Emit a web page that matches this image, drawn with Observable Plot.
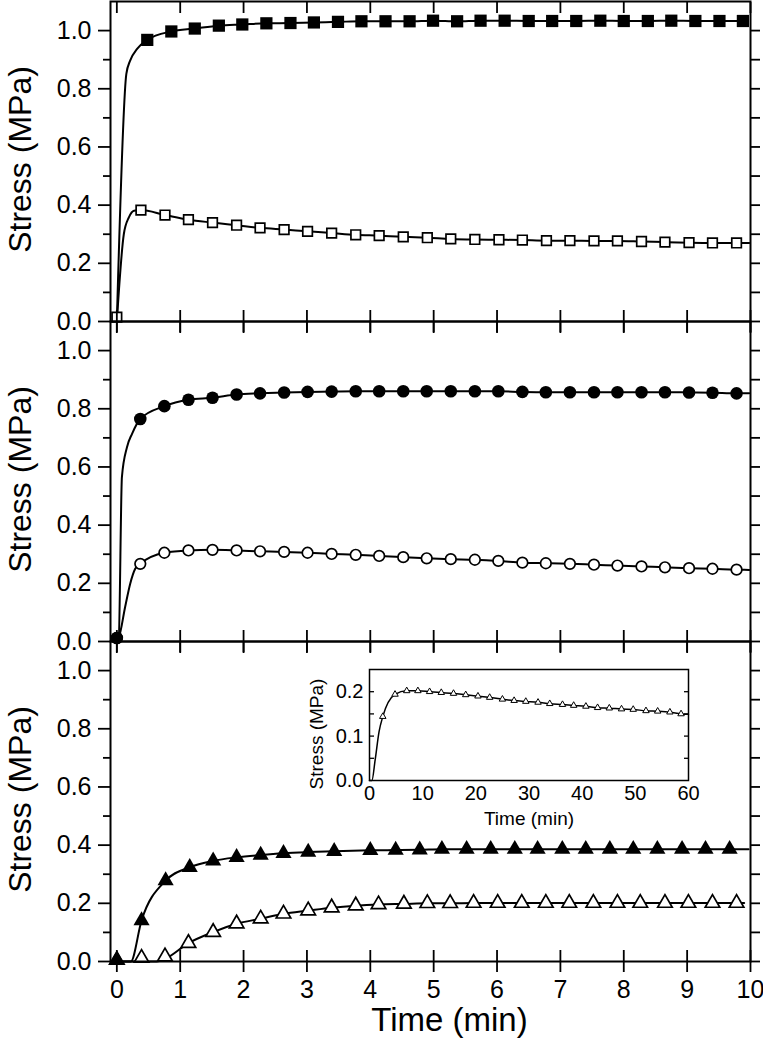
<!DOCTYPE html>
<html><head><meta charset="utf-8">
<script src="https://cdn.jsdelivr.net/npm/d3@7"></script>
<script src="https://cdn.jsdelivr.net/npm/@observablehq/plot@0.6"></script>
<style>
html,body{margin:0;padding:0;background:#fff;}
#chart{position:relative;width:763px;height:1048px;overflow:hidden;background:#fff;}
#chart svg{position:absolute;left:0;}
</style></head><body><div id="chart"></div>
<script>
// ---------- data ----------
const xTickValues = [0,1,2,3,4,5,6,7,8,9,10];
const yMajorTicks = [0,0.2,0.4,0.6,0.8,1.0];
const yMinorTicks = [0.1,0.3,0.5,0.7,0.9];
const yAllTicks = [0,0.1,0.2,0.3,0.4,0.5,0.6,0.7,0.8,0.9,1.0];
const yTitle = "Stress (MPa)";
const xTitle = "Time (min)";

// Panel 1: squares
const sqOpenX = [0,0.38,0.76,1.13,1.51,1.89,2.26,2.64,3.01,3.39,3.77,4.14,4.52,4.90,5.27,5.65,6.03,6.40,6.78,7.15,7.53,7.90,8.28,8.65,9.03,9.40,9.78];
const sqOpenY = [0.015,0.383,0.366,0.350,0.340,0.331,0.322,0.316,0.310,0.304,0.298,0.295,0.291,0.288,0.284,0.282,0.281,0.280,0.278,0.278,0.277,0.277,0.275,0.273,0.271,0.270,0.270];
const sqOpenLeadX = [0,0.11,0.19,0.27];
const sqOpenLeadY = [0,0.30,0.358,0.381];
const sqOpenTailX = [9.98];
const sqOpenTailY = [0.270];

const sqFilledX = [0.48,0.86,1.23,1.61,1.98,2.36,2.74,3.11,3.49,3.86,4.24,4.62,4.99,5.37,5.74,6.12,6.50,6.87,7.25,7.63,8.00,8.38,8.75,9.13,9.51,9.88];
const sqFilledY = [0.968,0.997,1.007,1.017,1.021,1.025,1.026,1.028,1.030,1.032,1.032,1.032,1.034,1.032,1.034,1.034,1.033,1.033,1.033,1.034,1.033,1.033,1.034,1.033,1.033,1.033];
const sqFilledLeadX = [0,0.15,0.21,0.32];
const sqFilledLeadY = [0,0.851,0.897,0.937];

// Panel 2: circles
const circX = [0,0.37,0.75,1.13,1.51,1.89,2.26,2.64,3.01,3.39,3.77,4.14,4.52,4.89,5.27,5.65,6.02,6.40,6.77,7.15,7.53,7.90,8.28,8.65,9.03,9.40,9.78];
const circFilledY = [0.012,0.765,0.809,0.831,0.838,0.849,0.853,0.856,0.858,0.859,0.860,0.860,0.860,0.860,0.860,0.860,0.860,0.858,0.857,0.857,0.857,0.857,0.857,0.857,0.856,0.855,0.853];
const circOpenY = [0.012,0.267,0.305,0.313,0.315,0.313,0.310,0.308,0.305,0.301,0.298,0.294,0.290,0.286,0.283,0.281,0.277,0.271,0.269,0.267,0.264,0.261,0.258,0.255,0.252,0.250,0.247];
const circFilledLeadX = [0,0.03,0.08,0.16,0.24];
const circFilledLeadY = [0.01,0.015,0.565,0.668,0.714];
const circOpenLeadX = [0,0.03,0.13,0.21,0.29];
const circOpenLeadY = [0.01,0.015,0.118,0.198,0.25];
const circFilledTailX = [9.98];
const circFilledTailY = [0.853];
const circOpenTailX = [9.98];
const circOpenTailY = [0.246];

// Panel 3: triangles
const triFilledX = [0,0.39,0.77,1.15,1.52,1.89,2.27,2.63,3.02,3.43,4.00,4.40,4.78,5.13,5.52,5.90,6.28,6.64,7.03,7.40,7.78,8.15,8.53,8.92,9.29,9.67];
const triFilledY = [0.005,0.141,0.278,0.324,0.346,0.358,0.366,0.372,0.376,0.379,0.382,0.383,0.384,0.386,0.386,0.386,0.386,0.386,0.386,0.386,0.386,0.386,0.386,0.386,0.386,0.386];
const triFilledLeadX = [0,0.22];
const triFilledLeadY = [0,0];
const triFilledTailX = [9.97];
const triFilledTailY = [0.386];

const triOpenX = [0,0.39,0.76,1.13,1.52,1.89,2.27,2.63,3.02,3.39,3.77,4.13,4.53,4.90,5.26,5.63,6.01,6.39,6.77,7.14,7.52,7.90,8.26,8.65,9.02,9.40,9.78];
const triOpenY = [0.005,0.012,0.017,0.063,0.101,0.130,0.147,0.164,0.175,0.185,0.192,0.196,0.198,0.200,0.200,0.201,0.201,0.201,0.201,0.201,0.201,0.201,0.201,0.201,0.201,0.201,0.201];
const triOpenLeadX = [0,0.63,0.76];
const triOpenLeadY = [0,0,0.009];
const triOpenTailX = [9.9];
const triOpenTailY = [0.201];

// Inset (60 min)
const insetX = [2.5,4.8,7.0,9.1,11.3,13.5,15.8,18.1,20.4,22.6,25.0,27.2,29.4,31.7,33.9,36.3,38.4,40.7,42.9,45.1,47.4,49.6,52.0,54.2,56.5,58.6];
const insetY = [0.144,0.194,0.202,0.202,0.200,0.198,0.196,0.193,0.190,0.187,0.183,0.180,0.178,0.176,0.173,0.171,0.169,0.167,0.164,0.163,0.161,0.160,0.157,0.156,0.154,0.150];
const insetLeadX = [0,0.45,1.07,1.8];
const insetLeadY = [0,0,0.047,0.11];
const insetTailX = [60];
const insetTailY = [0.149];
const insetXTicks = [0,10,20,30,40,50,60];
const insetYTicks = [0,0.1,0.2];
const insetYInner = [0.05,0.1,0.15,0.2];

// ---------- helpers ----------
const FONT = '"Liberation Sans", Arial, Helvetica, sans-serif';
const pts = (xs, ys) => xs.map((x, i) => ({x, y: ys[i]}));
function curvePts(leadX, leadY, mx, my, tailX = [], tailY = []) {
  const lead = pts(leadX, leadY);
  const m = lead.length ? lead[lead.length - 1].x : -Infinity;
  return [...lead, ...pts(mx, my).filter(d => d.x > m), ...pts(tailX, tailY)];
}
const chart = document.getElementById("chart");
const blank = () => "";

function panel({top, bottom, series, showX}) {
  const mt = 10, mb = showX ? 87 : 14;
  const marks = [];
  for (const s of series) marks.push(Plot.line(s.curve, {x: "x", y: "y", curve: "monotone-x", stroke: "#000", strokeWidth: 2}));
  for (const s of series.filter(s => s.open)) marks.push(Plot.dot(s.markers, {x: "x", y: "y", symbol: s.symbol, r: s.r, fill: "#fff", stroke: "#000", strokeWidth: 1.7}));
  for (const s of series.filter(s => !s.open)) marks.push(Plot.dot(s.markers, {x: "x", y: "y", symbol: s.symbol, r: s.r, fill: "#000", stroke: "none"}));
  marks.push(
    Plot.axisY(yMajorTicks, {anchor: "left", tickSize: 12, tickPadding: 7, tickFormat: d3.format(".1f"), fontSize: 25, label: null, strokeWidth: 1.8}),
    Plot.axisY(yMinorTicks, {anchor: "left", tickSize: 7, tickFormat: blank, label: null, strokeWidth: 1.8}),
    Plot.axisY(yAllTicks, {anchor: "right", tickSize: 9, tickFormat: blank, label: null, strokeWidth: 1.8}),
    Plot.axisX(xTickValues, {anchor: "top", tickSize: 11, dy: 11, tickFormat: blank, label: null, strokeWidth: 1.8}),
    Plot.axisX(xTickValues, {anchor: "bottom", tickSize: 11, dy: -11, tickFormat: blank, label: null, strokeWidth: 1.8}),
    Plot.axisX(xTickValues, {anchor: "bottom", tickSize: 11, tickPadding: 8, tickFormat: showX ? (d => String(d)) : blank, fontSize: 25, label: null, strokeWidth: 1.8}),
    Plot.frame({stroke: "#000", strokeWidth: 2}),
    Plot.text([yTitle], {text: d => d, frameAnchor: "left", textAnchor: "middle", lineAnchor: "middle", rotate: -90, dx: -90, dy: -2, fontSize: 32, fill: "#000"})
  );
  if (showX) marks.push(Plot.text([xTitle], {text: d => d, frameAnchor: "bottom", textAnchor: "middle", lineAnchor: "top", dy: 46, dx: 19, fontSize: 33, fill: "#000"}));
  const svg = Plot.plot({
    width: 763, height: mt + (bottom - top) + mb,
    marginTop: mt, marginBottom: mb, marginLeft: 110, marginRight: 13,
    x: {domain: [-0.1, 10]}, y: {domain: [0, 1.1]},
    style: {background: "transparent", overflow: "visible", fontFamily: FONT, color: "#000"},
    marks
  });
  svg.style.top = (top - mt) + "px";
  chart.appendChild(svg);
}

panel({top: 1, bottom: 321, showX: false, series: [
  {markers: pts(sqOpenX, sqOpenY), curve: curvePts(sqOpenLeadX, sqOpenLeadY, sqOpenX, sqOpenY, sqOpenTailX, sqOpenTailY), symbol: "square", r: 5.4, open: true},
  {markers: pts(sqFilledX, sqFilledY), curve: curvePts(sqFilledLeadX, sqFilledLeadY, sqFilledX, sqFilledY), symbol: "square", r: 6.9, open: false}
]});
panel({top: 321, bottom: 641, showX: false, series: [
  {markers: pts(circX, circOpenY), curve: curvePts(circOpenLeadX, circOpenLeadY, circX, circOpenY, circOpenTailX, circOpenTailY), symbol: "circle", r: 5.3, open: true},
  {markers: pts(circX, circFilledY), curve: curvePts(circFilledLeadX, circFilledLeadY, circX, circFilledY, circFilledTailX, circFilledTailY), symbol: "circle", r: 6.3, open: false}
]});
panel({top: 641, bottom: 961, showX: true, series: [
  {markers: pts(triOpenX, triOpenY), curve: curvePts(triOpenLeadX, triOpenLeadY, triOpenX, triOpenY, triOpenTailX, triOpenTailY), symbol: "triangle", r: 5.4, open: true},
  {markers: pts(triFilledX, triFilledY), curve: curvePts(triFilledLeadX, triFilledLeadY, triFilledX, triFilledY, triFilledTailX, triFilledTailY), symbol: "triangle", r: 6.0, open: false}
]});

// Inset
{
  const ml = 70, mr = 10, mt = 5, mb = 55, fw = 319, fh = 111;
  const svg = Plot.plot({
    width: ml + fw + mr, height: mt + fh + mb,
    marginLeft: ml, marginRight: mr, marginTop: mt, marginBottom: mb,
    x: {domain: [0, 60]}, y: {domain: [0, 0.25]},
    style: {background: "transparent", overflow: "visible", fontFamily: FONT, color: "#000"},
    marks: [
      Plot.line(curvePts(insetLeadX, insetLeadY, insetX, insetY, insetTailX, insetTailY), {x: "x", y: "y", curve: "monotone-x", stroke: "#000", strokeWidth: 1.5}),
      Plot.dot(pts(insetX, insetY), {x: "x", y: "y", symbol: "triangle", r: 2.4, fill: "#fff", stroke: "#000", strokeWidth: 1}),
      Plot.axisY(insetYTicks, {anchor: "left", tickSize: 0, tickPadding: 6, tickFormat: d3.format(".1f"), fontSize: 20, label: null}),
      Plot.axisY(insetYInner, {anchor: "left", tickSize: 5, dx: 5, tickFormat: blank, label: null, strokeWidth: 1.3}),
      Plot.axisY(insetYInner, {anchor: "right", tickSize: 5, dx: -5, tickFormat: blank, label: null, strokeWidth: 1.3}),
      Plot.axisX(insetXTicks, {anchor: "bottom", tickSize: 0, tickPadding: 5, tickFormat: d => String(d), fontSize: 20, label: null}),
      Plot.frame({stroke: "#000", strokeWidth: 1.5}),
      Plot.text([yTitle], {text: d => d, frameAnchor: "left", textAnchor: "middle", lineAnchor: "middle", rotate: -90, dx: -53, dy: 9, fontSize: 19, letterSpacing: "-0.5px", fill: "#000"}),
      Plot.text([xTitle], {text: d => d, frameAnchor: "bottom", textAnchor: "middle", lineAnchor: "top", dy: 31, fontSize: 19, letterSpacing: "-0.8px", fill: "#000"})
    ]
  });
  svg.style.left = (369 - ml) + "px";
  svg.style.top = (669 - mt) + "px";
  chart.appendChild(svg);
}
</script></body></html>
§ §
Up to and including the line with "const sqFilledLeadY = [0,0.851,0.897,0.937];", copy the data above from its first line. Skip pictures.

Emit a web page that matches this image, drawn with Observable Plot.
<!DOCTYPE html>
<html><head><meta charset="utf-8">
<script src="https://cdn.jsdelivr.net/npm/d3@7"></script>
<script src="https://cdn.jsdelivr.net/npm/@observablehq/plot@0.6"></script>
<style>
html,body{margin:0;padding:0;background:#fff;}
#chart{position:relative;width:763px;height:1048px;overflow:hidden;background:#fff;}
#chart svg{position:absolute;left:0;}
</style></head><body><div id="chart"></div>
<script>
// ---------- data ----------
const xTickValues = [0,1,2,3,4,5,6,7,8,9,10];
const yMajorTicks = [0,0.2,0.4,0.6,0.8,1.0];
const yMinorTicks = [0.1,0.3,0.5,0.7,0.9];
const yAllTicks = [0,0.1,0.2,0.3,0.4,0.5,0.6,0.7,0.8,0.9,1.0];
const yTitle = "Stress (MPa)";
const xTitle = "Time (min)";

// Panel 1: squares
const sqOpenX = [0,0.38,0.76,1.13,1.51,1.89,2.26,2.64,3.01,3.39,3.77,4.14,4.52,4.90,5.27,5.65,6.03,6.40,6.78,7.15,7.53,7.90,8.28,8.65,9.03,9.40,9.78];
const sqOpenY = [0.015,0.383,0.366,0.350,0.340,0.331,0.322,0.316,0.310,0.304,0.298,0.295,0.291,0.288,0.284,0.282,0.281,0.280,0.278,0.278,0.277,0.277,0.275,0.273,0.271,0.270,0.270];
const sqOpenLeadX = [0,0.11,0.19,0.27];
const sqOpenLeadY = [0,0.30,0.358,0.381];
const sqOpenTailX = [9.98];
const sqOpenTailY = [0.270];

const sqFilledX = [0.48,0.86,1.23,1.61,1.98,2.36,2.74,3.11,3.49,3.86,4.24,4.62,4.99,5.37,5.74,6.12,6.50,6.87,7.25,7.63,8.00,8.38,8.75,9.13,9.51,9.88];
const sqFilledY = [0.968,0.997,1.007,1.017,1.021,1.025,1.026,1.028,1.030,1.032,1.032,1.032,1.034,1.032,1.034,1.034,1.033,1.033,1.033,1.034,1.033,1.033,1.034,1.033,1.033,1.033];
const sqFilledLeadX = [0,0.15,0.21,0.32];
const sqFilledLeadY = [0,0.851,0.897,0.937];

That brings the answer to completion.